**PROVIDED RECORDS**
◇ ◇ ◇ ◇ ◇

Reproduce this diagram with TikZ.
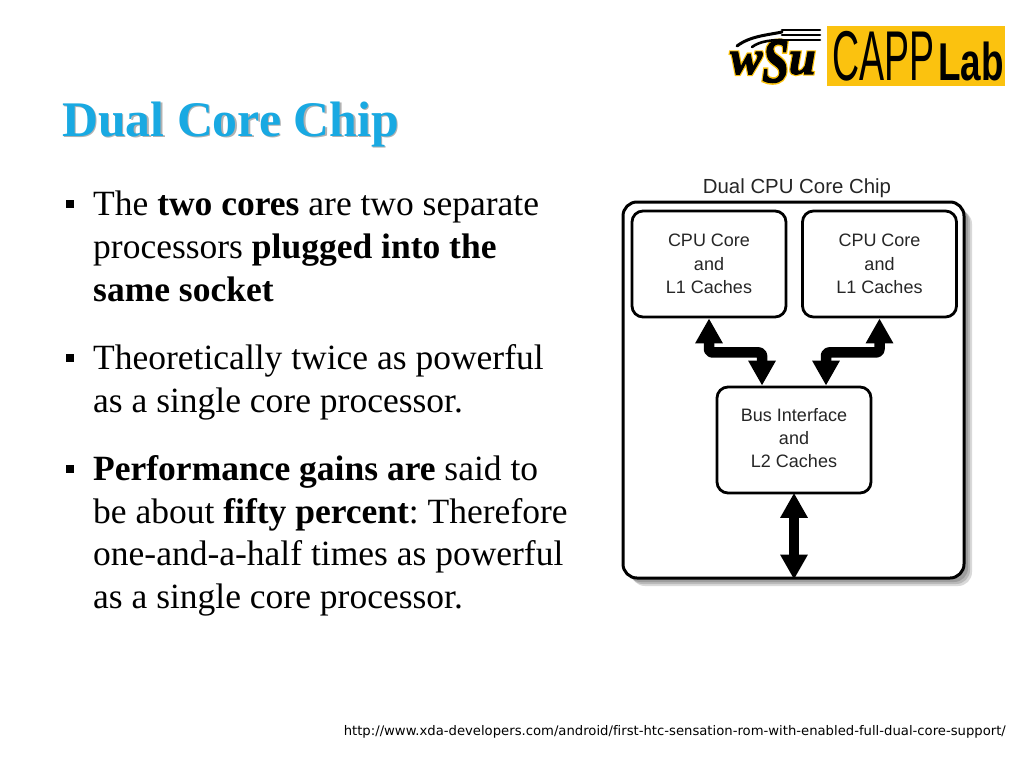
\documentclass[tikz,border=0pt]{standalone}
\usepackage{fontspec}
\setmainfont{Liberation Serif}
\newfontfamily\arial{Liberation Sans}
\newfontfamily\urlfont[Ligatures=NoCommon]{DejaVu Sans}
\usetikzlibrary{arrows.meta,shadows,calc}
\definecolor{titleblue}{HTML}{19A9E2}
\definecolor{logogold}{HTML}{FBC20F}
\frenchspacing
\tikzset{
	chipbox/.style={draw,line width=2.8pt,rounded corners=11pt,fill=white,align=center,text=black!85,font=\arial\fontsize{18}{23.3}\selectfont,minimum width=154pt,minimum height=106pt},
	busarrow/.style={line width=10.5pt,line join=round,rounded corners=3pt,{Triangle[length=25pt,width=26pt]}-{Triangle[length=25pt,width=26pt]}},
	bodyline/.style={anchor=base west,inner sep=0pt,font=\fontsize{35.5}{40}\selectfont},
	bulletmark/.style={fill=black,inner sep=0pt,minimum size=8pt},
	wheat/.style={line width=2.6pt,line cap=round},
	logotext/.style={anchor=base,inner sep=0pt,font=\fontsize{48}{50}\selectfont\bfseries\itshape},
	softshadow/.style={shadow xshift=#1,shadow yshift=-#1,fill=black,opacity=0.15}
}
% letters of the logo, stroked with the pen given as #1
\newcommand{\wsutext}[1]{\special{pdf:code #1}w\raisebox{-8pt}{\scalebox{1}[1.3]{\special{pdf:code #1}S}}\special{pdf:code #1}u}
\begin{document}
\begin{tikzpicture}[x=1pt,y=-1pt]
	\useasboundingbox (0,0) rectangle (1024,768);
	% title
	\node[anchor=base west,inner sep=0pt,font=\fontsize{49.8}{50}\selectfont\bfseries,text=black!30] (titleshadow) at (63.5,137.5) {Dual Core Chip};
	\node[anchor=base west,inner sep=0pt,font=\fontsize{49.8}{50}\selectfont\bfseries,text=titleblue] (title) at (62,136) {Dual Core Chip};
	% logo
	\node[logotext] (wsuglow) at (773,74) {\wsutext{2 Tr 3.4 w 0.98 0.76 0.06 RG}};
	\node[logotext] (wsu) at (773,74) {\wsutext{2 Tr 1 w 0 0 0 RG}};
	\draw[wheat,line width=3pt] (737,46) .. controls (750,36) and (768,35) .. (782,32);
	\draw[wheat] (752,47) .. controls (760,41) and (772,40) .. (782,40);
	\foreach \ypos in {30,35,40}
		\draw[wheat] (782,\ypos) -- (820,\ypos);
	\node[fill=logogold,minimum width=178pt,minimum height=60pt,inner sep=0pt] (capp) at (916,56) {};
	\node[anchor=base west,inner sep=0pt,font=\arial\fontsize{50}{50}\selectfont] (capptext) at (832,80.5) {\scalebox{0.75}[1.41]{CAPP}};
	\node[anchor=base west,inner sep=0pt,font=\arial\fontsize{38}{40}\selectfont\bfseries] (lab) at (938,80) {\scalebox{0.97}[1.4]{Lab}};
	% body text
	\foreach \ypos/\txt [count=\i] in {
		215/{The \textbf{two cores} are two separate},
		258/{processors \textbf{plugged into the}},
		301/{\textbf{same socket}},
		369/{Theoretically twice as powerful},
		412/{as a single core processor.},
		480/{\textbf{Performance gains are} said to},
		523/{be about \textbf{fifty percent}: Therefore},
		565/{one-and-a-half times as powerful},
		608/{as a single core processor.}}
		\node[bodyline] (line\i) at (93,\ypos) {\txt};
	\node[bulletmark] (bulleta) at (70,204) {};
	\node[bulletmark] (bulletb) at (70,358) {};
	\node[bulletmark] (bulletc) at (70,469) {};
	% chip diagram
	\node[text=black!85,font=\arial\fontsize{20.4}{22}\selectfont] (chiptitle) at (797,188.5) {Dual CPU Core Chip};
	\node[draw,line width=3pt,rounded corners=14pt,fill=white,minimum width=341pt,minimum height=376pt,inner sep=0pt,
		drop shadow={softshadow=8pt},drop shadow={softshadow=6pt},drop shadow={softshadow=4pt}] (chip) at (793.5,390) {};
	\node[chipbox] (corea) at (709,264) {CPU Core\\and\\L1 Caches};
	\node[chipbox] (coreb) at (879.5,264) {CPU Core\\and\\L1 Caches};
	\node[chipbox] (bus) at (794,440) {Bus Interface\\and\\L2 Caches\rule[-4pt]{0pt}{1pt}};
	\coordinate (busa) at ([xshift=-32pt]bus.north);
	\coordinate (busb) at ([xshift=32pt]bus.north);
	\coordinate (buschip) at (bus.south |- chip.south);
	% arrows
	\draw[busarrow] (corea.south) -- ($(corea.south)+(0,34)$) -| (busa);
	\draw[busarrow] (coreb.south) -- ($(coreb.south)+(0,34)$) -| (busb);
	\draw[busarrow,shorten <=-1.5pt] (bus.south) -- (buschip);
	% source link
	\node[anchor=base east,inner sep=0pt,font=\urlfont\fontsize{13.2}{15}\selectfont] (source) at (1006,735) {http://www.xda-developers.com/android/first-htc-sensation-rom-with-enabled-full-dual-core-support/};
\end{tikzpicture}
\end{document}
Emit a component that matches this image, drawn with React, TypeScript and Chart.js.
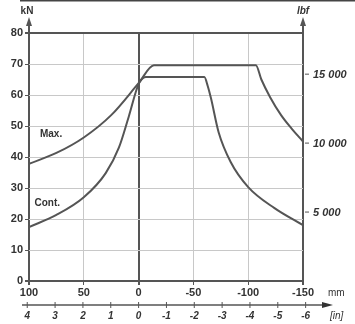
import React, { useEffect, useRef } from "react";
import { Chart, registerables } from "chart.js";

Chart.register(...registerables);

const maxMm = [100, 75, 50, 25, 0, -14, -107, -112, -120, -130, -140, -150];
const maxKn = [37.8, 41.3, 46.3, 53.5, 63.8, 69.6, 69.6, 65, 59.3, 53.5, 49, 45];
const contMm = [100, 75, 50, 30, 18, 9, 0, -6.5, -60, -63, -66, -73, -84, -100, -124, -150];
const contKn = [17.4, 21.3, 27, 34.8, 43, 53, 63.5, 65.8, 65.8, 63, 59, 48, 38.4, 30.3, 23.5, 18];
const lbfTicks = [5000, 10000, 15000];
const lbfLabels = ["5 000", "10 000", "15 000"];
const inchTicks = [4, 3, 2, 1, 0, -1, -2, -3, -4, -5, -6];
const KN_TO_LBF = 224.809;

const FONT = "'Liberation Sans', Arial, sans-serif";
const DARK = "#555";
const TEXT = "#333";
const LIGHT = "#c8c8c8";

const overlay = {
  id: "overlay",
  afterDraw(chart: any) {
    const { ctx, chartArea, scales } = chart;
    const x = scales.x;
    const y = scales.y;
    const { left, right, top, bottom } = chartArea;
    ctx.save();
    // top border
    ctx.fillStyle = "#444";
    ctx.fillRect(20, 0, chart.width, 1.5);

    ctx.strokeStyle = DARK;
    ctx.fillStyle = DARK;
    ctx.lineWidth = 2;
    // vertical axis arrows
    for (const ax of [left, right]) {
      ctx.beginPath();
      ctx.moveTo(ax, top);
      ctx.lineTo(ax, top - 10);
      ctx.stroke();
      ctx.beginPath();
      ctx.moveTo(ax, top - 16);
      ctx.lineTo(ax - 3, top - 7);
      ctx.lineTo(ax + 3, top - 7);
      ctx.closePath();
      ctx.fill();
    }
    ctx.fillStyle = TEXT;
    ctx.textAlign = "center";
    ctx.textBaseline = "middle";
    ctx.font = `bold 10px ${FONT}`;
    ctx.fillText("kN", left - 2, top - 22);
    ctx.font = `italic bold 10px ${FONT}`;
    ctx.fillText("lbf", right, top - 22);

    // right lbf axis
    ctx.textAlign = "left";
    ctx.lineWidth = 1;
    ctx.strokeStyle = DARK;
    ctx.font = `italic bold 11px ${FONT}`;
    lbfTicks.forEach((v, i) => {
      const py = y.getPixelForValue(v / KN_TO_LBF);
      ctx.beginPath();
      ctx.moveTo(right + 2, py);
      ctx.lineTo(right + 6, py);
      ctx.stroke();
      ctx.fillText(lbfLabels[i], right + 10, py + 1);
    });

    // inch axis
    const iy = bottom + 24;
    ctx.textAlign = "center";
    ctx.strokeStyle = DARK;
    ctx.lineWidth = 1.5;
    ctx.beginPath();
    ctx.moveTo(left - 7, iy);
    ctx.lineTo(right + 22, iy);
    ctx.stroke();
    ctx.fillStyle = "#333";
    ctx.beginPath();
    ctx.moveTo(right + 30, iy);
    ctx.lineTo(right + 19, iy - 3);
    ctx.lineTo(right + 19, iy + 3);
    ctx.closePath();
    ctx.fill();
    ctx.lineWidth = 1;
    ctx.font = `italic bold 10px ${FONT}`;
    ctx.fillStyle = TEXT;
    for (const t of inchTicks) {
      const px = x.getPixelForValue(t * 25.4);
      ctx.beginPath();
      ctx.moveTo(px, iy - 3);
      ctx.lineTo(px, iy + 3);
      ctx.stroke();
      ctx.fillText(String(t), px, iy + 11);
    }
    ctx.textAlign = "left";
    ctx.font = `10px ${FONT}`;
    ctx.fillText("mm", right + 25, bottom + 12);
    ctx.font = `italic 10px ${FONT}`;
    ctx.fillText("[in]", right + 27, iy + 11);

    // curve labels
    ctx.font = `bold 10px ${FONT}`;
    ctx.fillText("Max.", x.getPixelForValue(90), y.getPixelForValue(47.5));
    ctx.fillText("Cont.", x.getPixelForValue(95), y.getPixelForValue(25));
    ctx.restore();
  },
};

export default function App() {
  const ref = useRef<HTMLCanvasElement>(null);
  useEffect(() => {
    const chart = new Chart(ref.current as HTMLCanvasElement, {
      type: "line",
      data: {
        datasets: [
          {
            label: "Max.",
            data: maxMm.map((v, i) => ({ x: v, y: maxKn[i] })),
            borderColor: DARK,
            borderWidth: 2,
            pointRadius: 0,
            cubicInterpolationMode: "monotone",
            fill: false,
          },
          {
            label: "Cont.",
            data: contMm.map((v, i) => ({ x: v, y: contKn[i] })),
            borderColor: DARK,
            borderWidth: 2,
            pointRadius: 0,
            cubicInterpolationMode: "monotone",
            fill: false,
          },
        ],
      },
      options: {
        responsive: false,
        animation: false,
        layout: { padding: { top: 33, left: 0, right: 52, bottom: 0 } },
        plugins: { legend: { display: false }, tooltip: { enabled: false } },
        scales: {
          x: {
            type: "linear",
            min: -150,
            max: 100,
            reverse: true,
            afterFit: (s: any) => {
              s.height = 43;
            },
            border: { display: false },
            grid: {
              color: (c: any) => ([100, 0, -150].includes(c.tick?.value) ? DARK : LIGHT),
              lineWidth: (c: any) => ([100, 0, -150].includes(c.tick?.value) ? 2 : 1),
              tickColor: DARK,
              tickLength: 4,
            },
            ticks: {
              stepSize: 50,
              color: TEXT,
              font: { family: FONT, size: 11, weight: "bold" },
              padding: 1,
              maxRotation: 0,
            },
          },
          y: {
            type: "linear",
            position: "left",
            min: 0,
            max: 80,
            afterFit: (s: any) => {
              s.width = 29;
            },
            border: { display: false },
            grid: {
              color: (c: any) => ([0, 80].includes(c.tick?.value) ? DARK : LIGHT),
              lineWidth: (c: any) => ([0, 80].includes(c.tick?.value) ? 2 : 1),
              tickColor: DARK,
              tickLength: 4,
            },
            ticks: {
              stepSize: 10,
              color: TEXT,
              font: { family: FONT, size: 11, weight: "bold" },
              padding: 2,
            },
          },
        },
      },
      plugins: [overlay],
    } as any);
    return () => chart.destroy();
  }, []);
  return (
    <div style={{ position: "absolute", left: 0, top: 0, background: "#fff" }}>
      <canvas ref={ref} width={355} height={324} style={{ display: "block" }} />
    </div>
  );
}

◇ ◇ ◇ ◇ ◇

**OBJECTIVE**
List each line of the records that holds the string "this".

**COMPLETED EXERCISE**
Reproduce this diagram with TikZ.
Emit a component that matches this image, drawn with React, TypeScript and Chart.js.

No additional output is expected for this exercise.